According to Nicholas Lemann's article in the New Yorker:
Hoffman's new world of online platforms, marketplaces, and networks produces companies that emerge from the brutal competition among startups as big top-down organizations with quasi-monopoly status: Amazon in retailing, Facebook in social networking, Google in search, LinkedIn in business networking. Once network effects really kick in, they create a powerful barrier to entry for potential rivals: the more effort you've put into your identity on Facebook or LinkedIn or YouTube, the more difficult it becomes for you to switch to a competitor. One of Peter Thiel's favorite bad-boy notions is that competition is "antipodal to capitalism": once a company becomes successful, it should try to establish a monopoly position, so that it can charge the kind of prices and make the kind of profits that are available only to companies without meaningful competitors.
Note that quasi-monopolists don't operate in a market that is a "natural monopoly" - competitors can economically compete to serve the market (i.e., having one monopoly supplier isn't the best solution for customers). In the new era of platform competition, a company like Amazon provides a platform for customers to buy goods from vendors and also competes with other vendors to sell goods. Having a "platform" that is attractive to customers may cause customers to stick to a platform, e.g., staying on Facebook because your friends are on Facebook. For many people, Google is the preferred search engine, allowing Google to generate most of its revenues, income and cash flows from advertising.
Milton Friedman thought that the three ways to deal with a monopolist are private monopoly, public monopoly or private regulation, and, of the three, he preferred an unregulated private monopoly, believing that competition would eventually reduce an unregulated monopolist's market power. In modern competitive markets, market power can quickly erode. Joseph Schumpeter wrote about creative destruction, which describes the "process of industrial mutation that incessantly revolutionizes the economic structure from within, incessantly destroying the old one, incessantly creating a new one."

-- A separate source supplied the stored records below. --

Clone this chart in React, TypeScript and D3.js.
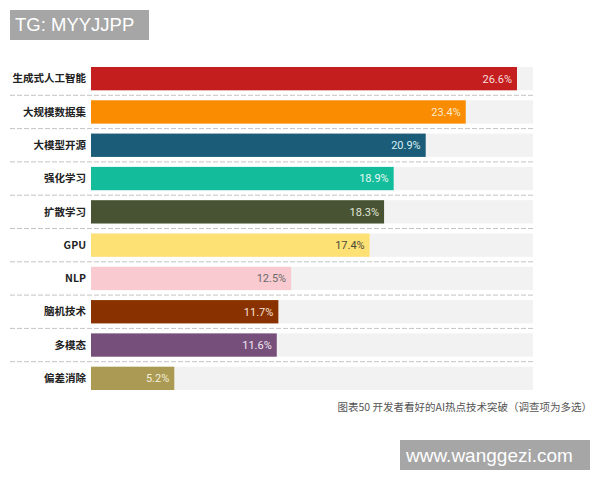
import React, { useEffect, useRef } from "react";
import * as d3 from "d3";

const categories = ["生成式人工智能", "大规模数据集", "大模型开源", "强化学习", "扩散学习", "GPU", "NLP", "脑机技术", "多模态", "偏差消除"];
const values = [26.6, 23.4, 20.9, 18.9, 18.3, 17.4, 12.5, 11.7, 11.6, 5.2];
const colors = ["#c41e1f", "#f98c00", "#1b5c78", "#13bd9c", "#475332", "#fde174", "#f9cbd0", "#8a3100", "#76507b", "#ab9a53"];
const labelColors = ["#f7dede", "#fde9cc", "#d6eef5", "#e6f8f3", "#e2e6d8", "#4a4a3a", "#6a6a6a", "#f5e2d8", "#f0e6f0", "#f3efdc"];
const caption = "图表50 开发者看好的AI热点技术突破（调查项为多选）";
const watermark1 = "TG: MYYJJPP";
const watermark2 = "www.wanggezi.com";

const W = 600, H = 480;
const left = 91, right = 533, top = 62, step = 33.3;

export default function App() {
  const ref = useRef<SVGSVGElement>(null);
  useEffect(() => {
    const svg = d3.select(ref.current);
    svg.selectAll("*").remove();
    const x = d3.scaleLinear().domain([0, 27.6]).range([left, right]);
    const y = d3.scaleBand<string>().domain(categories).range([top, top + step * categories.length]).paddingInner(0.3).paddingOuter(0.15);
    const font = "'Noto Sans CJK SC', 'Noto Sans', sans-serif";

    svg.append("rect").attr("width", W).attr("height", H).attr("fill", "#ffffff");

    // dashed separators
    categories.slice(1).forEach((c, i) => {
      const yy = top + step * (i + 1);
      svg.append("line").attr("x1", 10).attr("x2", right).attr("y1", yy).attr("y2", yy)
        .attr("stroke", "#c4c4c4").attr("stroke-width", 1).attr("stroke-dasharray", "5,2");
    });

    const g = svg.append("g");
    categories.forEach((c, i) => {
      const by = y(c)!;
      const bh = y.bandwidth();
      g.append("rect").attr("x", x(0)).attr("y", by).attr("width", x(27.6) - x(0)).attr("height", bh).attr("fill", "#f2f2f2");
      g.append("rect").attr("x", x(0)).attr("y", by).attr("width", x(values[i]) - x(0)).attr("height", bh).attr("fill", colors[i]);
      g.append("text").attr("x", x(values[i]) - 5).attr("y", by + bh / 2).attr("dy", "0.35em")
        .attr("text-anchor", "end").attr("font-size", 11).attr("font-family", "Roboto, sans-serif")
        .attr("fill", labelColors[i]).text(values[i].toFixed(1) + "%");
      g.append("text").attr("x", 86).attr("y", by + bh / 2).attr("dy", "0.35em")
        .attr("text-anchor", "end").attr("font-size", 10.5).attr("font-weight", "bold").attr("font-family", font)
        .attr("fill", "#222").text(c);
    });

    svg.append("text").attr("x", 592).attr("y", 411).attr("text-anchor", "end")
      .attr("font-size", 10.5).attr("font-family", font).attr("fill", "#555").text(caption);

    svg.append("rect").attr("x", 10).attr("y", 10).attr("width", 139).attr("height", 30).attr("fill", "#a6a6a6");
    svg.append("text").attr("x", 15).attr("y", 25).attr("dy", "0.35em").attr("font-size", 18.5)
      .attr("font-family", "'Liberation Sans', Arial, sans-serif").attr("fill", "#fff").text(watermark1);

    svg.append("rect").attr("x", 400).attr("y", 440).attr("width", 190).attr("height", 30).attr("fill", "#a6a6a6");
    svg.append("text").attr("x", 406).attr("y", 455).attr("dy", "0.35em").attr("font-size", 19)
      .attr("font-family", "'Liberation Sans', Arial, sans-serif").attr("fill", "#fff").text(watermark2);
  }, []);
  return <svg ref={ref} width={W} height={H} style={{ position: "absolute", left: 0, top: 0 }} />;
}
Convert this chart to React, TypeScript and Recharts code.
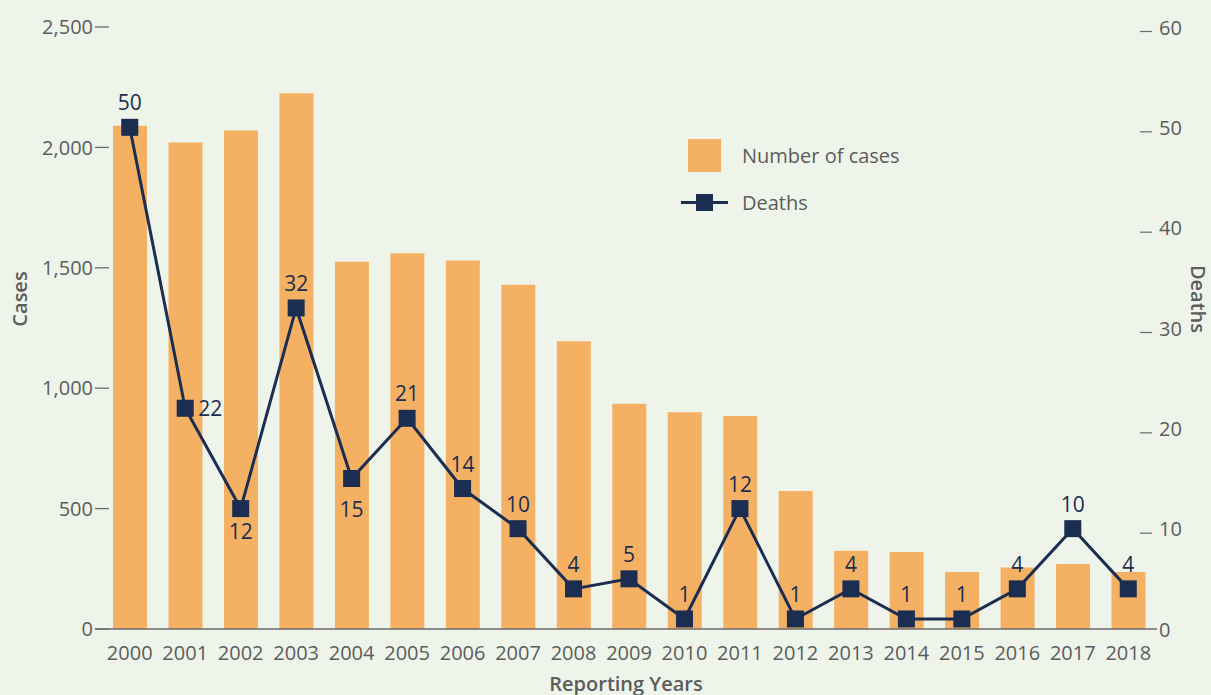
import {
  ComposedChart,
  Bar,
  Line,
  XAxis,
  YAxis,
  Legend,
  LabelList,
  Label,
} from 'recharts'

const years = [
  '2000', '2001', '2002', '2003', '2004', '2005', '2006', '2007', '2008', '2009',
  '2010', '2011', '2012', '2013', '2014', '2015', '2016', '2017', '2018',
]
const cases = [2090, 2020, 2070, 2225, 1525, 1560, 1530, 1430, 1195, 935, 900, 885, 573, 325, 320, 237, 255, 270, 237]
const deaths = [50, 22, 12, 32, 15, 21, 14, 10, 4, 5, 1, 12, 1, 4, 1, 1, 4, 10, 4]
const caseTicks = [0, 500, 1000, 1500, 2000, 2500]
const deathTicks = [0, 10, 20, 30, 40, 50, 60]

const data = years.map((year, i) => ({ year, cases: cases[i], deaths: deaths[i] }))

const BG = '#EEF4EA'
const ORANGE = '#F5B163'
const NAVY = '#1B2D51'
const GREY = '#5C5C5C'
const AXIS = '#6B6B6B'
const FONT = '"Open Sans", sans-serif'

// a few death labels don't sit above their marker
const labelSpots: Record<string, { dx: number; dy: number; anchor: string }> = {
  '2001': { dx: 13, dy: 0, anchor: 'start' },
  '2002': { dx: 0, dy: 23, anchor: 'middle' },
  '2004': { dx: 0, dy: 31, anchor: 'middle' },
}

const LeftTick = ({ x, y, payload }: any) => (
  <g>
    <line x1={x} x2={x + 14} y1={y} y2={y} stroke={AXIS} strokeWidth={1.3} />
    <text x={x - 2} y={y} dy="0.36em" textAnchor="end" fill={GREY} fontSize={20} fontFamily={FONT}>
      {Number(payload.value).toLocaleString('en-US')}
    </text>
  </g>
)

const RightTick = ({ x, y, payload }: any) => (
  <g>
    {payload.value !== 0 && (
      <line x1={x - 17} x2={x - 5} y1={y + 4.5} y2={y + 4.5} stroke={AXIS} strokeWidth={1.2} />
    )}
    <text x={x + 2} y={y} dy="0.38em" textAnchor="start" fill={GREY} fontSize={20} fontFamily={FONT}>
      {payload.value}
    </text>
  </g>
)

const YearTick = ({ x, y, payload }: any) => (
  <text x={x} y={y + 31} textAnchor="middle" fill={GREY} fontSize={20} fontFamily={FONT}>
    {payload.value}
  </text>
)

const DeathLabel = (props: any) => {
  const { x, y, value, index } = props
  const spot = labelSpots[years[index]] ?? { dx: 0, dy: -24.5, anchor: 'middle' }
  return (
    <text
      x={x + spot.dx}
      y={y + spot.dy}
      dy="0.36em"
      textAnchor={spot.anchor}
      fill={NAVY}
      fontSize={21}
      fontFamily={FONT}
    >
      {value}
    </text>
  )
}

const LegendBox = ({ payload }: any) => {
  const items = [...(payload || [])].sort((a: any, b: any) => (a.type === 'rect' ? -1 : b.type === 'rect' ? 1 : 0))
  return (
    <div style={{ fontFamily: FONT, fontSize: 20, color: GREY }}>
      {items.map((entry: any) => (
        <div key={entry.value} style={{ display: 'flex', alignItems: 'center', height: 47 }}>
          <svg width={47} height={33} style={{ marginRight: 14, display: 'block' }}>
            {entry.type === 'rect' ? (
              <rect x={7} y={0} width={33} height={33} fill={ORANGE} />
            ) : (
              <>
                <line x1={0} x2={47} y1={16.5} y2={16.5} stroke={NAVY} strokeWidth={3} />
                <rect x={15} y={8} width={17} height={17} fill={NAVY} />
              </>
            )}
          </svg>
          <span>{entry.value}</span>
        </div>
      ))}
    </div>
  )
}

const App = () => (
  <div style={{ position: 'absolute', left: 0, top: 0, width: 1211, height: 695, background: BG }}>
    <ComposedChart width={1211} height={695} data={data} margin={{ top: 27, right: 0, bottom: 0, left: 0 }}>
      <XAxis
        dataKey="year"
        interval={0}
        height={66}
        padding={{ left: 7, right: 1 }}
        tick={<YearTick />}
        tickLine={false}
        tickSize={0}
        tickMargin={0}
        axisLine={{ stroke: AXIS, strokeWidth: 1.5 }}
      >
        <Label
          content={({ viewBox }: any) => (
            <text
              x={viewBox.x + viewBox.width / 2}
              y={viewBox.y + 61.5}
              textAnchor="middle"
              fill={GREY}
              fontSize={20}
              fontWeight={600}
              fontFamily={FONT}
            >
              Reporting Years
            </text>
          )}
        />
      </XAxis>
      <YAxis
        yAxisId="cases"
        width={95}
        domain={[0, 2500]}
        ticks={caseTicks}
        tick={<LeftTick />}
        tickLine={false}
        tickSize={0}
        tickMargin={0}
        axisLine={false}
      >
        <Label
          content={({ viewBox }: any) => {
            const cx = viewBox.x + 20
            const cy = viewBox.y + viewBox.height / 2 - 29
            return (
              <text
                x={cx}
                y={cy}
                transform={`rotate(-90 ${cx} ${cy})`}
                dy="0.36em"
                textAnchor="middle"
                fill={GREY}
                fontSize={20}
                fontWeight={600}
                fontFamily={FONT}
              >
                Cases
              </text>
            )
          }}
        />
      </YAxis>
      <YAxis
        yAxisId="deaths"
        orientation="right"
        width={54}
        domain={[0, 60]}
        ticks={deathTicks}
        tick={<RightTick />}
        tickLine={false}
        tickSize={0}
        tickMargin={0}
        axisLine={false}
      >
        <Label
          content={({ viewBox }: any) => {
            const cx = viewBox.x + 41
            const cy = viewBox.y + viewBox.height / 2 - 29
            return (
              <text
                x={cx}
                y={cy}
                transform={`rotate(90 ${cx} ${cy})`}
                dy="0.36em"
                textAnchor="middle"
                fill={GREY}
                fontSize={20}
                fontWeight={600}
                fontFamily={FONT}
              >
                Deaths
              </text>
            )
          }}
        />
      </YAxis>
      <Legend
        layout="vertical"
        align="center"
        verticalAlign="middle"
        content={<LegendBox />}
        wrapperStyle={{ left: 681, top: 132, width: 260 }}
      />
      <Bar
        yAxisId="cases"
        dataKey="cases"
        name="Number of cases"
        legendType="rect"
        fill={ORANGE}
        barSize={34}
        isAnimationActive={false}
      />
      <Line
        yAxisId="deaths"
        dataKey="deaths"
        name="Deaths"
        legendType="line"
        type="linear"
        stroke={NAVY}
        strokeWidth={3}
        dot={(p: any) => (
          <rect key={`dot-${p.index}`} x={p.cx - 8.5} y={p.cy - 8.5} width={17} height={17} fill={NAVY} />
        )}
        activeDot={false}
        isAnimationActive={false}
      >
        <LabelList dataKey="deaths" content={<DeathLabel />} />
      </Line>
    </ComposedChart>
  </div>
)

export default App
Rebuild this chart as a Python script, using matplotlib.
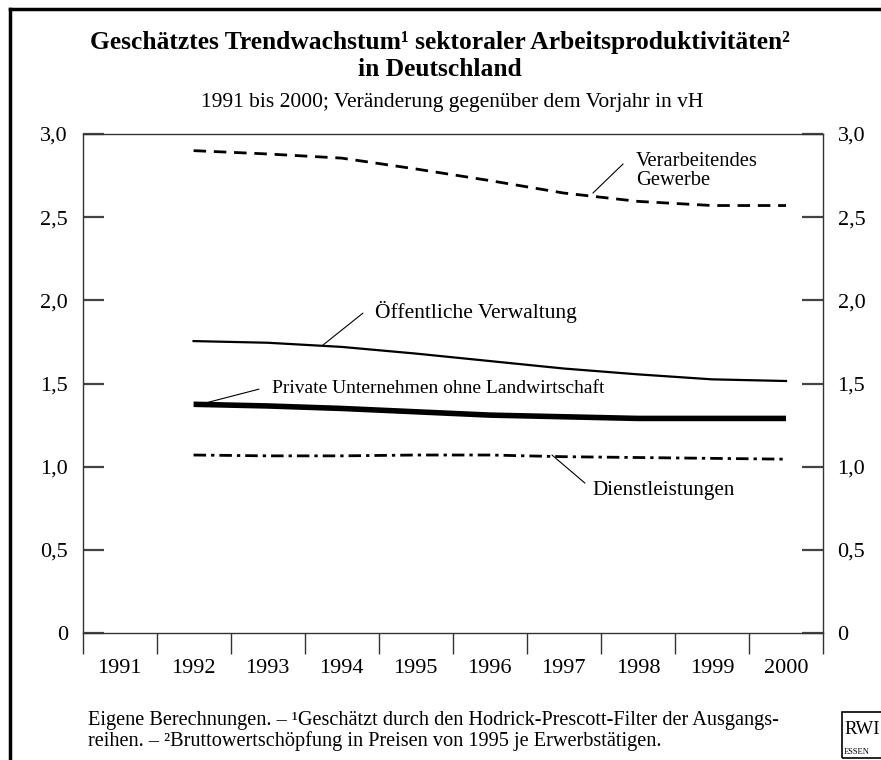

Quasi-monopolists face antitrust scrutiny but aren't regulated. In the late 1990s, for example, there was a serious effort by the U.S. Department of Justice to break up Microsoft, which eventually ended up being settled. Microsoft's Windows operating system may have been "dominant" in the 1990s, but that is less and less the case with the advent of alternatives.
Peter Thiel argues that competitors should seek a quasi-monopoly position, but assumes that the company will be able to decide what prices to charge its customers, i.e., he assumes that there is no regulator that decides this. For Warren Buffett, it is "all about monopoly power, not management."
One of the distinctive attributes of new-school quasi-monopolists may be their ability to use their customers to induce more customers to join the network. These customers also may be willing and able to help to reduce legislative and regulatory obstacles to increasing the size of the network. Notably, Uber has used its customers to reform and reduce legal obstacles to Uber competing in the "ride sharing" market.
Disclosure: I/we have no positions in any stocks mentioned, and no plans to initiate any positions within the next 72 hours.
I wrote this article myself, and it expresses my own opinions. I am not receiving compensation for it (other than from Seeking Alpha). I have no business relationship with any company whose stock is mentioned in this article.